Résumé pratique : les principales différences à retenir
Pour bien comprendre les subtilités entre les différents types d’état des lieux, voici une synthèse pratique :
| Type d’état des lieux | Moment | Parties concernées | Objectif principal | Caractère contradictoire requis | Conséquences juridiques |
|---|---|---|---|---|---|
| État des lieux d’entrée | Au début du bail | Locataire + bailleur (ou représentants) | Constater l’état initial du logement | Oui | Sert de référence pour la fin du contrat |
| État des lieux de sortie | À la fin du bail | Locataire + bailleur (ou représentants) | Comparer avec l’état initial, déterminer les retenues | Oui | Justifie les éventuelles réparations ou remboursements |
| État des lieux contradictoire | À tout moment (entrée ou sortie) | Présence effective des deux parties ou représentants | Garantir l’équité et la transparence | Oui (obligatoire) | Document juridiquement valable et opposable |
En conclusion : bien faire un état des lieux, c’est éviter les conflits et protéger ses droits
L’état des lieux est bien plus qu’un simple formulaire administratif. C’est un acte fondamental du contrat de location, à la fois préventif et protecteur, qui engage les deux parties. Sa rigueur, sa clarté, et son caractère contradictoire conditionnent sa validité.

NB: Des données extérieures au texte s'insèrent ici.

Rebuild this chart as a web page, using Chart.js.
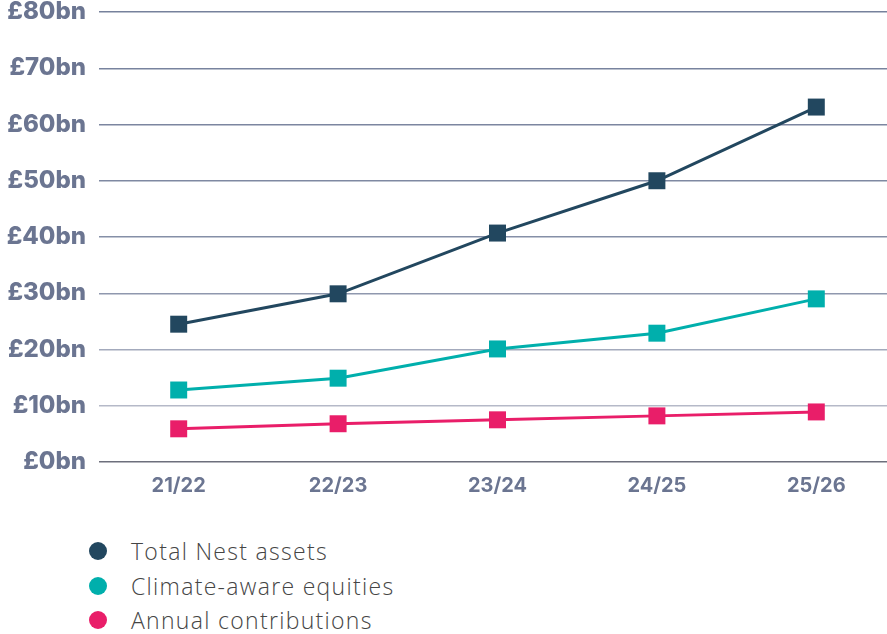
<!DOCTYPE html>
<html>
<head>
<meta charset="utf-8">
<script src="https://cdn.jsdelivr.net/npm/chart.js@4.4.1/dist/chart.umd.min.js"></script>
<style>
  html, body { margin: 0; padding: 0; background: #fff; overflow: hidden; width: 887px; }
  #chart { display: block; width: 908px; height: 500px; }
  #legend { list-style: none; margin: 34px 0 0 0; padding: 0 0 0 89px; font-family: "Open Sans", sans-serif; font-weight: 300; font-size: 23px; letter-spacing: 1.3px; color: #454545; }
  #legend li { height: 34.5px; line-height: 34.5px; display: flex; align-items: center; }
  #legend span.dot { display: inline-block; width: 18px; height: 18px; border-radius: 50%; margin-right: 24px; }
</style>
</head>
<body>
<canvas id="chart" width="908" height="500"></canvas>
<ul id="legend"></ul>
<script>
// ===============================
// DATA
// ===============================
const years = ["21/22", "22/23", "23/24", "24/25", "25/26"];
const totalAssets = [24.5, 29.9, 40.7, 50.0, 63.1];
const climateEquities = [12.8, 14.9, 20.1, 22.9, 29.0];
const annualContributions = [5.9, 6.8, 7.5, 8.2, 8.9];

const seriesNames = ["Total Nest assets", "Climate-aware equities", "Annual contributions"];
const seriesColors = ["#22475f", "#00afac", "#e91e69"];

// grid line colour by value, darker at the top
const gridColors = {
  0: "#6d6f7c", 10: "#b5b9c8", 20: "#a3aabc", 30: "#8f98ae",
  40: "#858fa7", 50: "#7f89a2", 60: "#7c86a0", 70: "#78839e", 80: "#76819c"
};

function makeSet(i, values) {
  return {
    label: seriesNames[i],
    data: values,
    borderColor: seriesColors[i],
    backgroundColor: seriesColors[i],
    borderWidth: 3,
    pointStyle: "rect",
    pointRadius: 12,
    pointHoverRadius: 12,
    pointBorderWidth: 0,
    tension: 0
  };
}

const chart = new Chart(document.getElementById("chart"), {
  type: "line",
  data: {
    labels: years,
    datasets: [
      makeSet(0, totalAssets),
      makeSet(1, climateEquities),
      makeSet(2, annualContributions)
    ]
  },
  options: {
    responsive: false,
    animation: false,
    layout: { padding: { top: 12, right: 0, left: 0, bottom: 0 } },
    plugins: { legend: { display: false }, tooltip: { enabled: false } },
    scales: {
      x: {
        offset: true,
        grid: { display: false, drawTicks: false },
        border: { display: false },
        ticks: {
          color: "#6b7591",
          padding: 12,
          font: { family: "Inter", weight: "bold", size: 20 }
        },
        afterFit: s => {
          s.height = 38;
          s.paddingLeft = 0;
          s.paddingRight = 0;
        }
      },
      y: {
        min: 0,
        max: 80,
        grid: {
          drawTicks: false,
          lineWidth: 1.5,
          color: ctx => gridColors[ctx.tick.value] || "#9aa2b6"
        },
        border: { display: false },
        ticks: {
          stepSize: 10,
          color: "#6b7591",
          padding: 13,
          font: { family: "Inter", weight: "800", size: 24 },
          callback: v => "£" + v + "bn"
        },
        afterFit: s => {
          s.width = 99;
          s.paddingTop = 0;
          s.paddingBottom = 0;
        }
      }
    }
  }
});

// ===============================
// HTML LEGEND
// ===============================
const legend = document.getElementById("legend");
chart.data.datasets.forEach(ds => {
  const li = document.createElement("li");
  li.innerHTML = `<span class="dot" style="background:${ds.borderColor}"></span>${ds.label}`;
  legend.appendChild(li);
});
</script>
</body>
</html>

Locataires, ne signez jamais un état des lieux à la légère. Prenez le temps d’observer, de questionner, de noter chaque détail. Propriétaires, ne bâclez pas cette étape : elle vous protège tout autant que votre locataire. Et dans les situations délicates, n’hésitez pas à solliciter un expert indépendant, dont l’intervention sera toujours plus économique que des mois de procédure judiciaire.
En connaissant vos droits et en respectant les règles de base, vous transformerez une source potentielle de conflit en un acte apaisé et professionnel.
Parce qu’un bon état des lieux, c’est avant tout une question de bon sens et de transparence.